I sympathise with the anti-IP argument, but I’m an agnostic. And, for the foreseeable future, it’s clear that only gradual change can take place. And even IP’s critics should support reform that makes it less strict. There’s no need to make perfect the enemy of good.
What would evidence-driven copyright law look like? (I won’t discuss patents here, although this argument should roughly apply to patents as well as copyright.) The length should be determined by looking at earnings distributions for things like music and books, and cut the copyright protection period to only include, say, the first nine-tenths of the average distribution. Most copyrighted productions follow a power law – the bulk of their earnings from a novel or movie will usually be earned in the first couple of years (see diagram above). It’s the initial high earnings that IP should be aiming to protect, not the “long tail” that comes afterwards. This would reduce the stifling effects that copyright has, without reducing much of the innovation incentive, since most profits would still be protected.
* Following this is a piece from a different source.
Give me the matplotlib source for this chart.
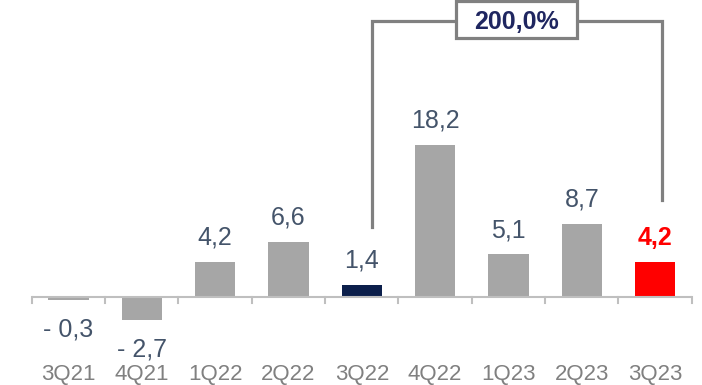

Drastically shortening the copyright coverage period would hardly be perfect – it wouldn’t solve the problem of piracy, and would create some unfortunate outcomes where the creator of a work that only becomes popular after the copyright period misses out. But a big reduction in IP coverage periods, based on the income distribution of copyrighted works, would be a step towards promoting innovation that doesn’t undermine the income incentive to innovate.